----- Stored data

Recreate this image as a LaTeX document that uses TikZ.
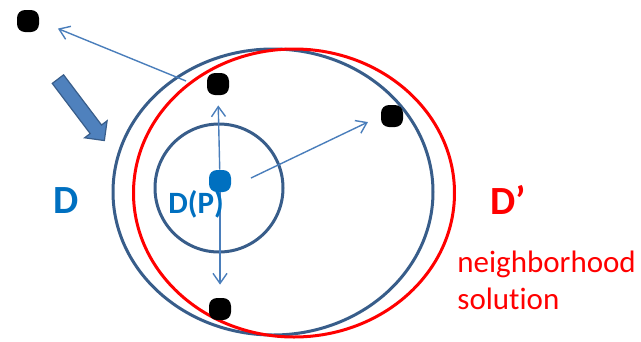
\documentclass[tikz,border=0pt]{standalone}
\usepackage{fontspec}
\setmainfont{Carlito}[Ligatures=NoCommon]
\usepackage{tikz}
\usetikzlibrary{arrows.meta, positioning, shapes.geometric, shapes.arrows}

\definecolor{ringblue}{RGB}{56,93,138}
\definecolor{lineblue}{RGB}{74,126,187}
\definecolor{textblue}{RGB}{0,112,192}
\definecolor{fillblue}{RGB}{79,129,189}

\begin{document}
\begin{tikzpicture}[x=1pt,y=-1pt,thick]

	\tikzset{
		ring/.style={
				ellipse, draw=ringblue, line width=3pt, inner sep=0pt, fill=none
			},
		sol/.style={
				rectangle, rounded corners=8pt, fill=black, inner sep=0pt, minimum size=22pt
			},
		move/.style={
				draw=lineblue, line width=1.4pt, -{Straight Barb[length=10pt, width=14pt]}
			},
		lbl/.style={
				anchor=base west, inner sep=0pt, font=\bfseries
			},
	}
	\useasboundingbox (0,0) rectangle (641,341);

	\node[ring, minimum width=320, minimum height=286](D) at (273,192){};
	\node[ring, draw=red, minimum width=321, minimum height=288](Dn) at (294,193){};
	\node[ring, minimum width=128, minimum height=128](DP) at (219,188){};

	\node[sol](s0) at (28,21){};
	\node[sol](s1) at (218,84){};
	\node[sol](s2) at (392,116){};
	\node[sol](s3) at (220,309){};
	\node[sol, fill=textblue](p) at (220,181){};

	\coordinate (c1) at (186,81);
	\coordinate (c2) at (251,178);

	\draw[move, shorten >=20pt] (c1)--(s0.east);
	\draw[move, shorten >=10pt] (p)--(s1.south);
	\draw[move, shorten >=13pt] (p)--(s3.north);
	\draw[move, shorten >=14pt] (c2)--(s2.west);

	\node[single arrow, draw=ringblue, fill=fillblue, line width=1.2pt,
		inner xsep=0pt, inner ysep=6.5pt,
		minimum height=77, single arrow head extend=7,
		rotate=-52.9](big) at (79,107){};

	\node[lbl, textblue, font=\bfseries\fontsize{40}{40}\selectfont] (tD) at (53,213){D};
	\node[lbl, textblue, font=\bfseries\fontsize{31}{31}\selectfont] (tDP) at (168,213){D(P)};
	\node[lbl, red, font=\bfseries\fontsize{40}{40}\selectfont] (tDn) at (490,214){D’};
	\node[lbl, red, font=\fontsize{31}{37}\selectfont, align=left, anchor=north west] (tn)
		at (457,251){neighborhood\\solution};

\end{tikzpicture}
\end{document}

----------

Write out the data precisely as given, excluding the pictures.

Recreate this image as a LaTeX document that uses TikZ.
\documentclass[tikz,border=0pt]{standalone}
\usepackage{fontspec}
\setmainfont{Carlito}[Ligatures=NoCommon]
\usepackage{tikz}
\usetikzlibrary{arrows.meta, positioning, shapes.geometric, shapes.arrows}

\definecolor{ringblue}{RGB}{56,93,138}
\definecolor{lineblue}{RGB}{74,126,187}
\definecolor{textblue}{RGB}{0,112,192}
\definecolor{fillblue}{RGB}{79,129,189}

\begin{document}
\begin{tikzpicture}[x=1pt,y=-1pt,thick]

	\tikzset{
		ring/.style={
				ellipse, draw=ringblue, line width=3pt, inner sep=0pt, fill=none
			},
		sol/.style={
				rectangle, rounded corners=8pt, fill=black, inner sep=0pt, minimum size=22pt
			},
		move/.style={
				draw=lineblue, line width=1.4pt, -{Straight Barb[length=10pt, width=14pt]}
			},
		lbl/.style={
				anchor=base west, inner sep=0pt, font=\bfseries
			},
	}
	\useasboundingbox (0,0) rectangle (641,341);

	\node[ring, minimum width=320, minimum height=286](D) at (273,192){};
	\node[ring, draw=red, minimum width=321, minimum height=288](Dn) at (294,193){};
	\node[ring, minimum width=128, minimum height=128](DP) at (219,188){};

	\node[sol](s0) at (28,21){};
	\node[sol](s1) at (218,84){};
	\node[sol](s2) at (392,116){};
	\node[sol](s3) at (220,309){};
	\node[sol, fill=textblue](p) at (220,181){};

	\coordinate (c1) at (186,81);
	\coordinate (c2) at (251,178);

	\draw[move, shorten >=20pt] (c1)--(s0.east);
	\draw[move, shorten >=10pt] (p)--(s1.south);
	\draw[move, shorten >=13pt] (p)--(s3.north);
	\draw[move, shorten >=14pt] (c2)--(s2.west);

	\node[single arrow, draw=ringblue, fill=fillblue, line width=1.2pt,
		inner xsep=0pt, inner ysep=6.5pt,
		minimum height=77, single arrow head extend=7,
		rotate=-52.9](big) at (79,107){};

	\node[lbl, textblue, font=\bfseries\fontsize{40}{40}\selectfont] (tD) at (53,213){D};
	\node[lbl, textblue, font=\bfseries\fontsize{31}{31}\selectfont] (tDP) at (168,213){D(P)};
	\node[lbl, red, font=\bfseries\fontsize{40}{40}\selectfont] (tDn) at (490,214){D’};
	\node[lbl, red, font=\fontsize{31}{37}\selectfont, align=left, anchor=north west] (tn)
		at (457,251){neighborhood\\solution};

\end{tikzpicture}
\end{document}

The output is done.